Problem requirements: Repeat everything from the first line of the listing below through the line that contains "plt.rcParams['font.family'] = ['Liberation", exactly. Leave out pictures.

>> begin

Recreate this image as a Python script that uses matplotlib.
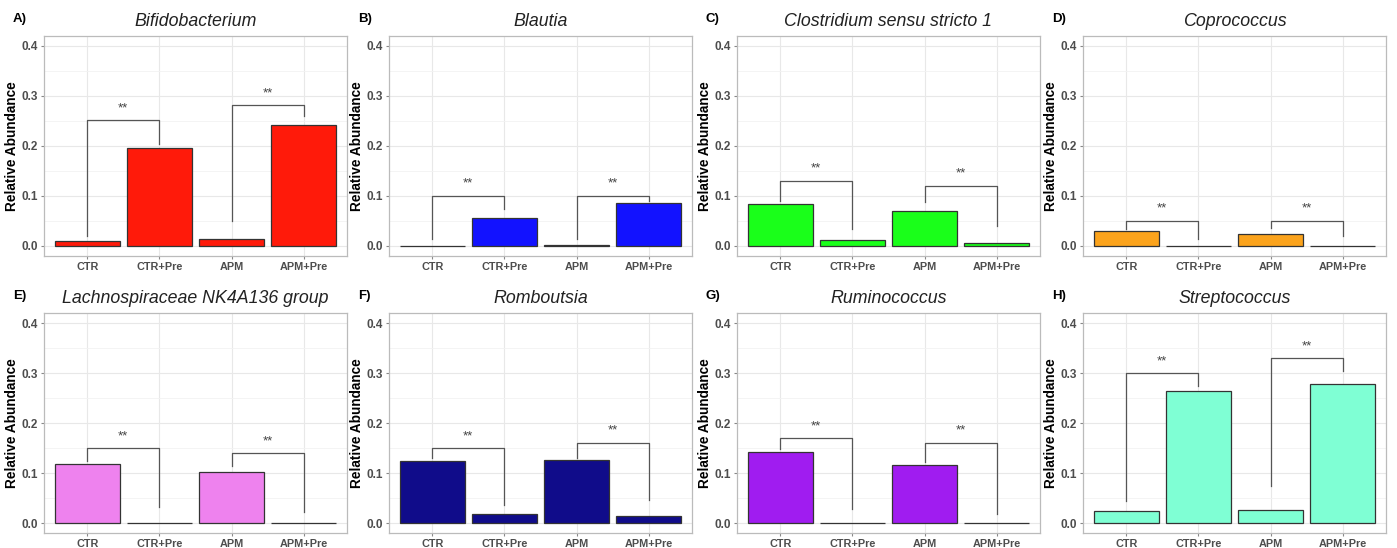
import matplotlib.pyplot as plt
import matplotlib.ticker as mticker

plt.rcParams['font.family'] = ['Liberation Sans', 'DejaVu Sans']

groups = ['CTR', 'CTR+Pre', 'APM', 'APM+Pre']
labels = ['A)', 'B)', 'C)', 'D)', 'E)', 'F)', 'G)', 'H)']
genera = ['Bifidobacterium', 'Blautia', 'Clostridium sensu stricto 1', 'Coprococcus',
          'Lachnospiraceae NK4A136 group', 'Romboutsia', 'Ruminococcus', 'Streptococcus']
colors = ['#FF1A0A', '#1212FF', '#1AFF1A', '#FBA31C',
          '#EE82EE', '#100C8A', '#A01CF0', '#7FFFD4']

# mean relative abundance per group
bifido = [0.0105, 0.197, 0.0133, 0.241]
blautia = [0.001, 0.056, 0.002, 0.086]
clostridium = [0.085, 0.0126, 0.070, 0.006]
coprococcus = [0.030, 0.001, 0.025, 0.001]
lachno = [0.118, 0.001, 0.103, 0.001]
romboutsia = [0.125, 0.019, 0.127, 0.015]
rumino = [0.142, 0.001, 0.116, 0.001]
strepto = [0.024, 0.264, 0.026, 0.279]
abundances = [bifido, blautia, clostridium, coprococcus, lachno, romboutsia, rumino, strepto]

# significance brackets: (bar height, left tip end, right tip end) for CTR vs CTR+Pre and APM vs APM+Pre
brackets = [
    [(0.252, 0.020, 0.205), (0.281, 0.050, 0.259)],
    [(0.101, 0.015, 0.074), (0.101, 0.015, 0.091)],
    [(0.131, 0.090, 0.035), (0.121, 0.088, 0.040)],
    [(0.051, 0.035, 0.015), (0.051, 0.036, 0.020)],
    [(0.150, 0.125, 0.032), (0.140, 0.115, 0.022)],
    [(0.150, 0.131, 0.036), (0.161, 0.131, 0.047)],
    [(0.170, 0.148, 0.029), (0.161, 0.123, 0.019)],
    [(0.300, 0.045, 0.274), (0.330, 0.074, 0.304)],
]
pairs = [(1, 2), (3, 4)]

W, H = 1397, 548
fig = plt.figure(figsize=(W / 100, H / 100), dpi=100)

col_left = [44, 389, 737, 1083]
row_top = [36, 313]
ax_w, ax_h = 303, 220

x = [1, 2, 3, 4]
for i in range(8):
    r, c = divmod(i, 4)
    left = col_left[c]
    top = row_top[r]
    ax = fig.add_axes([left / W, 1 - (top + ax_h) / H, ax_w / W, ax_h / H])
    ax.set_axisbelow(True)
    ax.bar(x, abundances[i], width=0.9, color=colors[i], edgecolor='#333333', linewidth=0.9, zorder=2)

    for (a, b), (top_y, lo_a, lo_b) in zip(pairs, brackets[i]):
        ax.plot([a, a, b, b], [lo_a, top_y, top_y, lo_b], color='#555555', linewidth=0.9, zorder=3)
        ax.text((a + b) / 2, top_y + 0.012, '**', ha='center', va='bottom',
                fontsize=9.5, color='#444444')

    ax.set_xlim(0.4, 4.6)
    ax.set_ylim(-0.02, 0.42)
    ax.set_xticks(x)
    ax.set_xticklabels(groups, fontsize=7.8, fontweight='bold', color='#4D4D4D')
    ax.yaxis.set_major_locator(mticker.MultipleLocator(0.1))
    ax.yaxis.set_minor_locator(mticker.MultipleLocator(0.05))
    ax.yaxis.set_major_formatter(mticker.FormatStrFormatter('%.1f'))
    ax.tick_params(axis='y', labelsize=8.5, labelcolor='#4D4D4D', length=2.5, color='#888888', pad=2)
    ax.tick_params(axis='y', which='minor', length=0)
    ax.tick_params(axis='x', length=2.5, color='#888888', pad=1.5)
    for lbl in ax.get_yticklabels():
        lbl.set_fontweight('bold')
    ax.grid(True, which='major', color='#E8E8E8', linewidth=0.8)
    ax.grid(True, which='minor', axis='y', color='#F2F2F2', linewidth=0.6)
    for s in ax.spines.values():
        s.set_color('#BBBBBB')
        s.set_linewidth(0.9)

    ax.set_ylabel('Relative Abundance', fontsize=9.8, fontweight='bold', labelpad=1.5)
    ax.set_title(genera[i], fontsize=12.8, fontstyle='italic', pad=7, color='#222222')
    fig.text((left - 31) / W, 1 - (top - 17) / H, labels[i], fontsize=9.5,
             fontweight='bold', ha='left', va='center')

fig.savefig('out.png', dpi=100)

>> end

Exercise solution:
Recreate this image as a Python script that uses matplotlib.
import matplotlib.pyplot as plt
import matplotlib.ticker as mticker

plt.rcParams['font.family'] = ['Liberation Sans', 'DejaVu Sans']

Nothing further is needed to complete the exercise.